The far sync instance uses ASYNC transport to ship the incoming redo to terminal standbys that can be much farther away. This extends no data loss protection to destinations that are too far away for a primary database to feasibly service directly with SYNC transport because of the degradation in transaction throughput that would result. This is a case where a far sync instance is beneficial even if there is only one standby destination in the configuration.

5.3.2 Far Sync Instances in Maximum Performance Mode Configurations

In maximum performance mode, the primary database services the far sync instance destination using ASYNC redo transport regardless of the physical distance between the primary and the far sync instance because high network latencies do not affect transaction throughput when a destination is serviced with ASYNC transport.
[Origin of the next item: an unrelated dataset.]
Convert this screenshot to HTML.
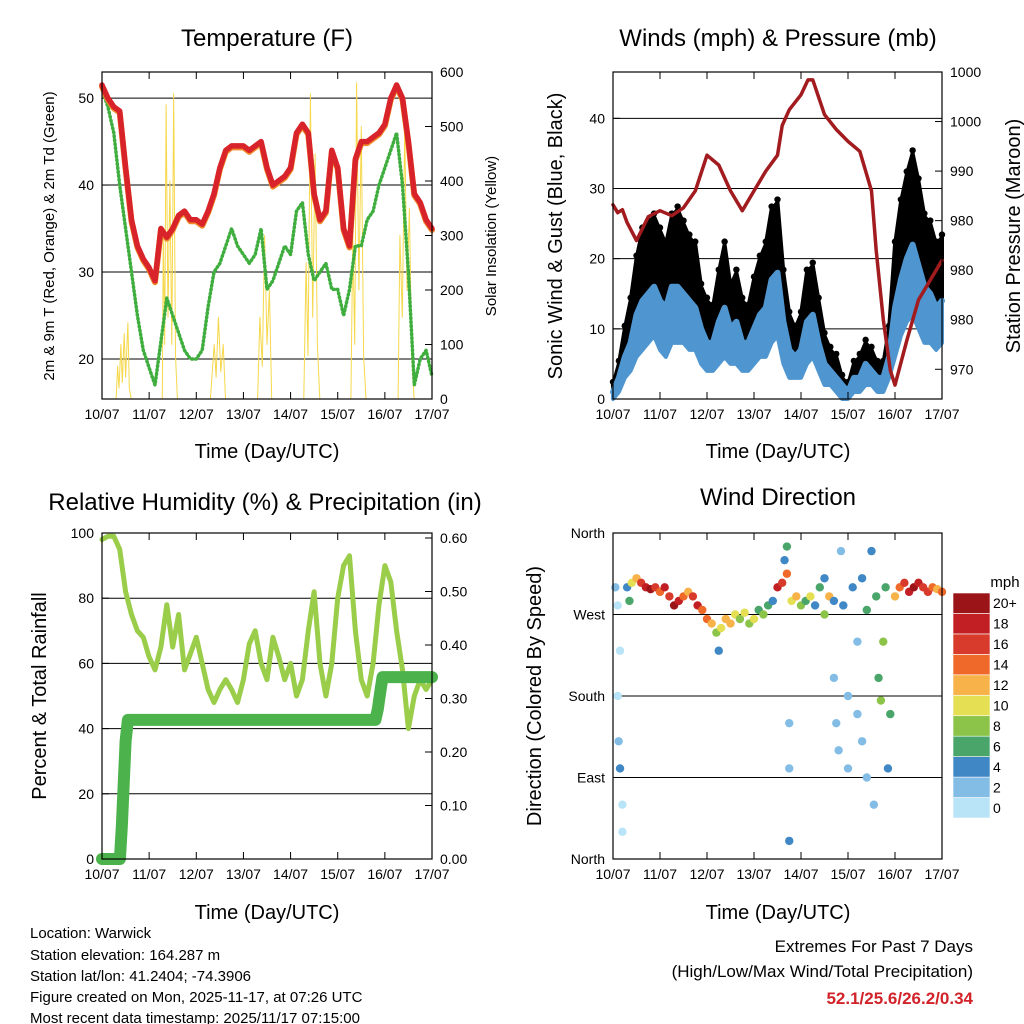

In maximum performance mode, a far sync instance can benefit Oracle Data Guard configurations that manage more than one remote destination. Although each ASYNC destination has a near-zero effect on primary database performance, if there are many remote destinations (for example, multiple Oracle Active Data Guard standbys that form a reader farm), then the effect can become measurable. When a far sync instance is used, there is zero incremental effect for each remote destination added to the configuration. Additionally, redo transport compression can also be offloaded to the far sync instance. When a far sync instance is used, the primary only has to service the far sync instance, which then services the rest of the configuration; the greater the number of destinations, the greater the performance benefit.